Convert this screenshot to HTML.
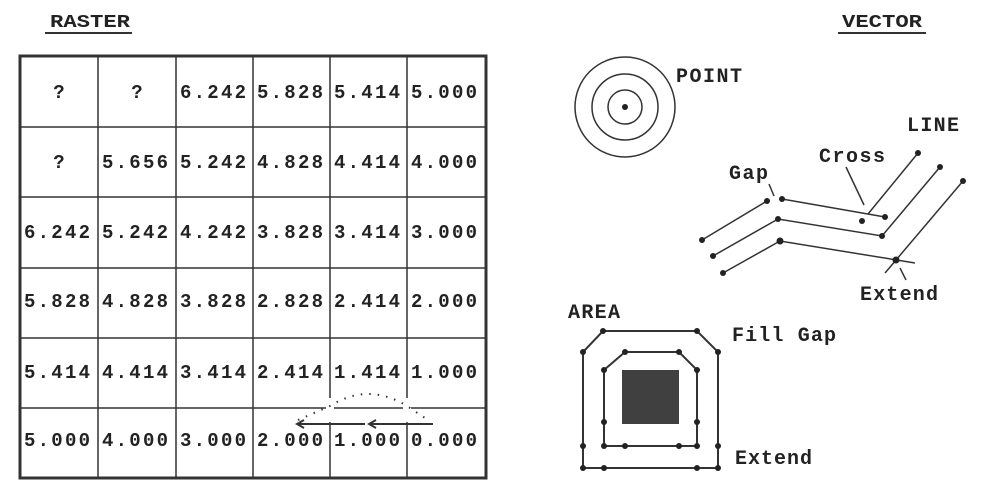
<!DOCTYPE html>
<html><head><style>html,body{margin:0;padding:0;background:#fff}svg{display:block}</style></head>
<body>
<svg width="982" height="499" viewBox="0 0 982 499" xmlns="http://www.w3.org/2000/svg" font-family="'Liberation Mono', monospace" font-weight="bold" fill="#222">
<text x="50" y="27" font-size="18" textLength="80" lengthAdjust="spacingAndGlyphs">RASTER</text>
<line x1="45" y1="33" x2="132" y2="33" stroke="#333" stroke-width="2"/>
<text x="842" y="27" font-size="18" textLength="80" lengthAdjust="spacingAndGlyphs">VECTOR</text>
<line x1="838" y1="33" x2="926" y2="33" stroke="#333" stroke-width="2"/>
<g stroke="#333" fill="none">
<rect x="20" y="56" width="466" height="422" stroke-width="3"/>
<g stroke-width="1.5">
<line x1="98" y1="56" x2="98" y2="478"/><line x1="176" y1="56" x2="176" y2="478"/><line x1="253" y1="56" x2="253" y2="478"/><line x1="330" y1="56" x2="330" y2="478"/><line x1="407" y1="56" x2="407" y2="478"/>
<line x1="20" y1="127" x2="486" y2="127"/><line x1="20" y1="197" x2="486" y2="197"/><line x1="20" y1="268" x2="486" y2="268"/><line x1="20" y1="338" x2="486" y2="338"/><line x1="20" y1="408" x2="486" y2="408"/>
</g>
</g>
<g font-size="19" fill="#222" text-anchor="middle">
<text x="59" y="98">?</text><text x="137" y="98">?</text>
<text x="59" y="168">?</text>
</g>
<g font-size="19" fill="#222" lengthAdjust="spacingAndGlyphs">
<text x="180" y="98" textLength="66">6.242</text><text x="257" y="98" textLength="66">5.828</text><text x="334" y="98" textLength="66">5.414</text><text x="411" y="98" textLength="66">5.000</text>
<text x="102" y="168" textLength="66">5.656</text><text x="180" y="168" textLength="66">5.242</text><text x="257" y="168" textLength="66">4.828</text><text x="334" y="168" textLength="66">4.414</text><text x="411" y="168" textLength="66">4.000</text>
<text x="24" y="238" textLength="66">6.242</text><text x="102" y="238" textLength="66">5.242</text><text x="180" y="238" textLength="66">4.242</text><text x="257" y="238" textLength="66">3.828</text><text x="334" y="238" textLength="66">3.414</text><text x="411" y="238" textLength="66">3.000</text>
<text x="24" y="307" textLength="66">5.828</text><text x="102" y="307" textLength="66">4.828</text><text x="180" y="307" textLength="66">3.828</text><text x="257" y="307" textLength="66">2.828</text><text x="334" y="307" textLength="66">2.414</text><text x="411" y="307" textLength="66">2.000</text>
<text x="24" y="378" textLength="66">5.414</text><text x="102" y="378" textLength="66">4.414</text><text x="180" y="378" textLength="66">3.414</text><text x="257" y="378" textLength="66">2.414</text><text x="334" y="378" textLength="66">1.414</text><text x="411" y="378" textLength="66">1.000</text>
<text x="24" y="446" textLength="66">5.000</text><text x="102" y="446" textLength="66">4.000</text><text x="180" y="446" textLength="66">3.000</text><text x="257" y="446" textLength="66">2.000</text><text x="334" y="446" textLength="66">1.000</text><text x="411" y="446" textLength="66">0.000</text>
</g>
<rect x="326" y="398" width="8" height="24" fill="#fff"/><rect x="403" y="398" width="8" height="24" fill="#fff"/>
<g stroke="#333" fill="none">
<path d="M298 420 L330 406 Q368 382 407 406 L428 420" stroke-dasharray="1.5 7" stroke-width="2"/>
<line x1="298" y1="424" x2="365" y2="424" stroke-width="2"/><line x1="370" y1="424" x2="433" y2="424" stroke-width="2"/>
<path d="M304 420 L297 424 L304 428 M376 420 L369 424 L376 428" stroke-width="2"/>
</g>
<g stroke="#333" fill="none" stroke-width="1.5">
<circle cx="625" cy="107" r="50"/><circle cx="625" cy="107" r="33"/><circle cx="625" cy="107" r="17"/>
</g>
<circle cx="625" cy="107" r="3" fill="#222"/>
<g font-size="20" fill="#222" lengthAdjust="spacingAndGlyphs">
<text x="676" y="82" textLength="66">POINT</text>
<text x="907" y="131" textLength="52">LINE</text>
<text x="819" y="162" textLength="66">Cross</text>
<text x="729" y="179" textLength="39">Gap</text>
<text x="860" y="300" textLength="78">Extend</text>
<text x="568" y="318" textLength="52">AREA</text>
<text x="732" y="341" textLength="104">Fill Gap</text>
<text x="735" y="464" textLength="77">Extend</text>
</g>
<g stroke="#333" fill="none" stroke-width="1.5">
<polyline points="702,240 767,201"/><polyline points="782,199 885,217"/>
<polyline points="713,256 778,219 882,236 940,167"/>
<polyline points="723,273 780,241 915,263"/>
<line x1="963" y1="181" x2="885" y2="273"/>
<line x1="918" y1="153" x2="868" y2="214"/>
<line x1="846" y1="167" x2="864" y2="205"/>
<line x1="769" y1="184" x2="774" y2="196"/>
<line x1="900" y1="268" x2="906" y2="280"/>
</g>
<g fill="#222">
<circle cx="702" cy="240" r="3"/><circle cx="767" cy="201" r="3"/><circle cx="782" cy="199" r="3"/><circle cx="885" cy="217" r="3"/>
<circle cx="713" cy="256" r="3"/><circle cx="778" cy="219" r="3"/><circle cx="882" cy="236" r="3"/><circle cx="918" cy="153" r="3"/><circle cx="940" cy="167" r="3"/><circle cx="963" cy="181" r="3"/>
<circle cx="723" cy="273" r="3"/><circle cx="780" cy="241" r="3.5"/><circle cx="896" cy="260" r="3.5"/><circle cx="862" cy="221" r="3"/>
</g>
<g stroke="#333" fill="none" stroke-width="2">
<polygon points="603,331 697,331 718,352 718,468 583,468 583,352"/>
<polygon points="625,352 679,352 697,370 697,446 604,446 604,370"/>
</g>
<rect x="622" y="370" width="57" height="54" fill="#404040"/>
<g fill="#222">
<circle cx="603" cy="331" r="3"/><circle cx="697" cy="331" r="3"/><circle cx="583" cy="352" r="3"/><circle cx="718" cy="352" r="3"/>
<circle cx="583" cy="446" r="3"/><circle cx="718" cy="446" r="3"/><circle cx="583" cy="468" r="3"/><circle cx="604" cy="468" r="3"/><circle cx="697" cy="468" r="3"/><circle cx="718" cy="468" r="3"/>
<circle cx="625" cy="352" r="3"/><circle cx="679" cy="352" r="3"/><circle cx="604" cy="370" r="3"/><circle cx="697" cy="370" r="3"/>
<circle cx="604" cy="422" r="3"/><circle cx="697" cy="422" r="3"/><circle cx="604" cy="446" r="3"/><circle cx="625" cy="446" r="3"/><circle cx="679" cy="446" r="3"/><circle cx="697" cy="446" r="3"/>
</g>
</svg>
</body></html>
****
• [Exercise]:
Every line above should be returned exactly; the pictures stay out.

• [The answer]:
Convert this screenshot to HTML.
<!DOCTYPE html>
<html><head><style>html,body{margin:0;padding:0;background:#fff}svg{display:block}</style></head>
<body>
<svg width="982" height="499" viewBox="0 0 982 499" xmlns="http://www.w3.org/2000/svg" font-family="'Liberation Mono', monospace" font-weight="bold" fill="#222">
<text x="50" y="27" font-size="18" textLength="80" lengthAdjust="spacingAndGlyphs">RASTER</text>
<line x1="45" y1="33" x2="132" y2="33" stroke="#333" stroke-width="2"/>
<text x="842" y="27" font-size="18" textLength="80" lengthAdjust="spacingAndGlyphs">VECTOR</text>
<line x1="838" y1="33" x2="926" y2="33" stroke="#333" stroke-width="2"/>
<g stroke="#333" fill="none">
<rect x="20" y="56" width="466" height="422" stroke-width="3"/>
<g stroke-width="1.5">
<line x1="98" y1="56" x2="98" y2="478"/><line x1="176" y1="56" x2="176" y2="478"/><line x1="253" y1="56" x2="253" y2="478"/><line x1="330" y1="56" x2="330" y2="478"/><line x1="407" y1="56" x2="407" y2="478"/>
<line x1="20" y1="127" x2="486" y2="127"/><line x1="20" y1="197" x2="486" y2="197"/><line x1="20" y1="268" x2="486" y2="268"/><line x1="20" y1="338" x2="486" y2="338"/><line x1="20" y1="408" x2="486" y2="408"/>
</g>
</g>
<g font-size="19" fill="#222" text-anchor="middle">
<text x="59" y="98">?</text><text x="137" y="98">?</text>
<text x="59" y="168">?</text>
</g>
<g font-size="19" fill="#222" lengthAdjust="spacingAndGlyphs">
<text x="180" y="98" textLength="66">6.242</text><text x="257" y="98" textLength="66">5.828</text><text x="334" y="98" textLength="66">5.414</text><text x="411" y="98" textLength="66">5.000</text>
<text x="102" y="168" textLength="66">5.656</text><text x="180" y="168" textLength="66">5.242</text><text x="257" y="168" textLength="66">4.828</text><text x="334" y="168" textLength="66">4.414</text><text x="411" y="168" textLength="66">4.000</text>
<text x="24" y="238" textLength="66">6.242</text><text x="102" y="238" textLength="66">5.242</text><text x="180" y="238" textLength="66">4.242</text><text x="257" y="238" textLength="66">3.828</text><text x="334" y="238" textLength="66">3.414</text><text x="411" y="238" textLength="66">3.000</text>
<text x="24" y="307" textLength="66">5.828</text><text x="102" y="307" textLength="66">4.828</text><text x="180" y="307" textLength="66">3.828</text><text x="257" y="307" textLength="66">2.828</text><text x="334" y="307" textLength="66">2.414</text><text x="411" y="307" textLength="66">2.000</text>
<text x="24" y="378" textLength="66">5.414</text><text x="102" y="378" textLength="66">4.414</text><text x="180" y="378" textLength="66">3.414</text><text x="257" y="378" textLength="66">2.414</text><text x="334" y="378" textLength="66">1.414</text><text x="411" y="378" textLength="66">1.000</text>
<text x="24" y="446" textLength="66">5.000</text><text x="102" y="446" textLength="66">4.000</text><text x="180" y="446" textLength="66">3.000</text><text x="257" y="446" textLength="66">2.000</text><text x="334" y="446" textLength="66">1.000</text><text x="411" y="446" textLength="66">0.000</text>
</g>
<rect x="326" y="398" width="8" height="24" fill="#fff"/><rect x="403" y="398" width="8" height="24" fill="#fff"/>
<g stroke="#333" fill="none">
<path d="M298 420 L330 406 Q368 382 407 406 L428 420" stroke-dasharray="1.5 7" stroke-width="2"/>
<line x1="298" y1="424" x2="365" y2="424" stroke-width="2"/><line x1="370" y1="424" x2="433" y2="424" stroke-width="2"/>
<path d="M304 420 L297 424 L304 428 M376 420 L369 424 L376 428" stroke-width="2"/>
</g>
<g stroke="#333" fill="none" stroke-width="1.5">
<circle cx="625" cy="107" r="50"/><circle cx="625" cy="107" r="33"/><circle cx="625" cy="107" r="17"/>
</g>
<circle cx="625" cy="107" r="3" fill="#222"/>
<g font-size="20" fill="#222" lengthAdjust="spacingAndGlyphs">
<text x="676" y="82" textLength="66">POINT</text>
<text x="907" y="131" textLength="52">LINE</text>
<text x="819" y="162" textLength="66">Cross</text>
<text x="729" y="179" textLength="39">Gap</text>
<text x="860" y="300" textLength="78">Extend</text>
<text x="568" y="318" textLength="52">AREA</text>
<text x="732" y="341" textLength="104">Fill Gap</text>
<text x="735" y="464" textLength="77">Extend</text>
</g>
<g stroke="#333" fill="none" stroke-width="1.5">
<polyline points="702,240 767,201"/><polyline points="782,199 885,217"/>
<polyline points="713,256 778,219 882,236 940,167"/>
<polyline points="723,273 780,241 915,263"/>
<line x1="963" y1="181" x2="885" y2="273"/>
<line x1="918" y1="153" x2="868" y2="214"/>
<line x1="846" y1="167" x2="864" y2="205"/>
<line x1="769" y1="184" x2="774" y2="196"/>
<line x1="900" y1="268" x2="906" y2="280"/>
</g>
<g fill="#222">
<circle cx="702" cy="240" r="3"/><circle cx="767" cy="201" r="3"/><circle cx="782" cy="199" r="3"/><circle cx="885" cy="217" r="3"/>
<circle cx="713" cy="256" r="3"/><circle cx="778" cy="219" r="3"/><circle cx="882" cy="236" r="3"/><circle cx="918" cy="153" r="3"/><circle cx="940" cy="167" r="3"/><circle cx="963" cy="181" r="3"/>
<circle cx="723" cy="273" r="3"/><circle cx="780" cy="241" r="3.5"/><circle cx="896" cy="260" r="3.5"/><circle cx="862" cy="221" r="3"/>
</g>
<g stroke="#333" fill="none" stroke-width="2">
<polygon points="603,331 697,331 718,352 718,468 583,468 583,352"/>
<polygon points="625,352 679,352 697,370 697,446 604,446 604,370"/>
</g>
<rect x="622" y="370" width="57" height="54" fill="#404040"/>
<g fill="#222">
<circle cx="603" cy="331" r="3"/><circle cx="697" cy="331" r="3"/><circle cx="583" cy="352" r="3"/><circle cx="718" cy="352" r="3"/>
<circle cx="583" cy="446" r="3"/><circle cx="718" cy="446" r="3"/><circle cx="583" cy="468" r="3"/><circle cx="604" cy="468" r="3"/><circle cx="697" cy="468" r="3"/><circle cx="718" cy="468" r="3"/>
<circle cx="625" cy="352" r="3"/><circle cx="679" cy="352" r="3"/><circle cx="604" cy="370" r="3"/><circle cx="697" cy="370" r="3"/>
<circle cx="604" cy="422" r="3"/><circle cx="697" cy="422" r="3"/><circle cx="604" cy="446" r="3"/><circle cx="625" cy="446" r="3"/><circle cx="679" cy="446" r="3"/><circle cx="697" cy="446" r="3"/>
</g>
</svg>
</body></html>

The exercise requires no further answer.